First Sunday after Trinity

I John 4:7-21
Luke 16:19-31

In this was manifested the love of God toward us, because that God sent his only begotten Son into the world, that we might live through him. Herein is love, not that we loved God, but that he loved us, and sent his Son to be the propitiation for our sins...We love him, because he first loved us. If a man say, I love God, and hateth his brother, he is a liar: for he that loveth not his brother whom he hath seen, how can he love God whom he bath not seen?

Two Tables of the Law

The First Sunday after Trinity is very important in the Church year, for it turns a new page, or rather to a second table.

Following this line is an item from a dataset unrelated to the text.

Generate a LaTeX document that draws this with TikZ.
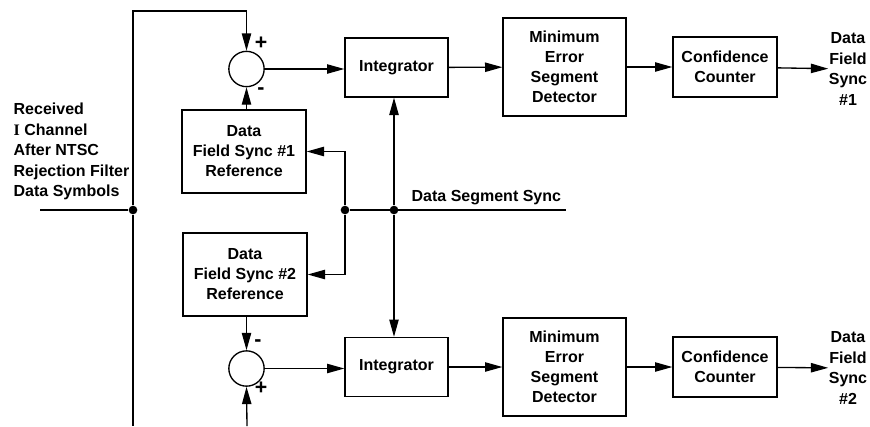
\documentclass[tikz,border=0pt]{standalone}
\usepackage{fontspec}
\setmainfont{Liberation Sans}
\newfontfamily\serifI{Liberation Serif}
\usepackage{tikz}
\usetikzlibrary{shapes,arrows.meta}
\tikzstyle{line} = [draw, -{Triangle[length=13pt,width=7pt]}]
\tikzstyle{wire} = [draw]
\tikzstyle{block} = [draw, align=center, inner sep=0pt, font=\bfseries\fontsize{12}{15}\selectfont]
\tikzstyle{summer} = [draw, circle, minimum size=26.5pt, inner sep=0pt]
\tikzstyle{dot} = [fill, circle, minimum size=6.5pt, inner sep=0pt]
\tikzstyle{lbl} = [align=center, inner sep=0pt, font=\bfseries\fontsize{12}{15.3}\selectfont]
\tikzstyle{sign} = [inner sep=0pt, font=\bfseries\fontsize{16}{16}\selectfont]

\begin{document}
\begin{tikzpicture}[x=0.75pt, y=0.75pt, line width=1pt]
            \useasboundingbox (0,0) rectangle (870,-426);
                % upper branch
                \node [summer] (sum1) at (246.5,-69) {};
                \node [block, minimum width=77.25pt, minimum height=44.25pt] (int1) at (396.5,-67.5) {Integrator};
                \node [block, minimum width=92.25pt, minimum height=73.5pt] (mes1) at (564.5,-67) {Minimum\\Error\\Segment\\Detector};
                \node [block, minimum width=78pt, minimum height=45pt] (cc1) at (725,-67) {Confidence\\Counter};
                \node [block, minimum width=93pt, minimum height=62.25pt] (ref1) at (244,-151.5) {Data\\Field Sync \#1\\Reference};
                \node [lbl] (out1) at (848,-69) {Data\\Field\\Sync\\\#1};
                \node [sign] (p1) at (261,-43) {+};
                \node [sign] (m1) at (261,-91) {-};
                % lower branch
                \node [summer] (sum2) at (246.5,-368.5) {};
                \node [block, minimum width=77.25pt, minimum height=44.25pt] (int2) at (396.5,-367) {Integrator};
                \node [block, minimum width=92.25pt, minimum height=73.5pt] (mes2) at (564.5,-367) {Minimum\\Error\\Segment\\Detector};
                \node [block, minimum width=78pt, minimum height=45pt] (cc2) at (725,-367) {Confidence\\Counter};
                \node [block, minimum width=93pt, minimum height=62.25pt] (ref2) at (245,-274.5) {Data\\Field Sync \#2\\Reference};
                \node [lbl] (out2) at (848,-368) {Data\\Field\\Sync\\\#2};
                \node [sign] (m2) at (258,-343) {-};
                \node [sign] (p2) at (261,-388) {+};
                % input and sync lines
                \node [lbl, align=left, anchor=west] (rx) at (13,-151.5) {Received\\{\serifI\bfseries I} Channel\\After NTSC\\Rejection Filter\\Data Symbols};
                \node [lbl, anchor=west] (dss) at (411,-197.5) {Data Segment Sync};
                \node [dot] (j1) at (133,-210) {};
                \node [dot] (j2) at (345,-210) {};
                \node [dot] (j3) at (394,-210) {};
                \coordinate (rxin) at (40,-210);
                \coordinate (ctop) at (133,-11);
                \coordinate (cbot) at (133,-426);
                \coordinate (sbot) at (247,-426);
                \coordinate (dssend) at (566,-210);
                \path [wire] (rxin) -- (j1);
                \path [wire] (j1) -- (cbot);
                \path [line] (j1) -- (ctop) -| (sum1.north);
                \path [line] (sbot) -- (sum2.south);
                \path [wire] (j2) -- (dssend);
                \path [line] (j2) |- (ref1.east);
                \path [line] (j2) |- (ref2.east);
                \path [line] (j3) -- (j3 |- int1.south);
                \path [line] (j3) -- (j3 |- int2.north);
                \path [line] (ref1.north -| sum1) -- (sum1.south);
                \path [line] (ref2.south -| sum2) -- (sum2.north);
                \path [line] (sum1.east) -- (sum1.east -| int1.west);
                \path [line] (sum2.east) -- (sum2.east -| int2.west);
                \path [line] (int1) -- (mes1);
                \path [line] (mes1) -- (cc1);
                \path [line] (cc1) -- (out1);
                \path [line] (int2) -- (mes2);
                \path [line] (mes2) -- (cc2);
                \path [line] (cc2) -- (out2);
            \end{tikzpicture}
\end{document}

Everyone who was instructed for Confirmation the way that the Book of Common Prayer requires, knows about the two tables of the Law. Moses came down the mountain with two Tables, and they contained words that the entire nation of Israel had heard in an audible voice from inside the smoke on Mount Sinai. They feared because of that voice that shook the earth, and so God brought Moses near for further instructions. But, we learn that the Tables, or Tablets, contained the first Ten of God's commandments. Whereas other laws were for the people of Israel in that time, the Ten Commandments are the universal moral law of God. The Books of Deuteronomy and Leviticus summarize them,1 as Jesus pointed out in that passage we all know:

Jesus answered him, The first of all the commandments is, Hear, O Israel; The Lord our God is one Lord: And thou shalt love the Lord thy God with all thy heart, and with all thy soul, and with all thy mind, and with all thy strength: this is the first commandment. And the second is like, namely this, Thou shalt love thy neighbor as thyself. There is none other commandment greater than these. (Mark 12:29-31)

The Summary of the Law with the Two Great Commandments summarizes the Ten Commandments; we have two commandments and two tables. For, in the Ten Commandments we have the first Table, with four commandments about loving God. Then we have the second table, with six commandments about loving your neighbor.

Because He first loved us

In the middle of the Church Year we turn to the second table on this day. Up until now we have concentrated on the commandments to love the Lord thy God; now we look at the commandments that tell you, and me, how to "love thy neighbor as thyself."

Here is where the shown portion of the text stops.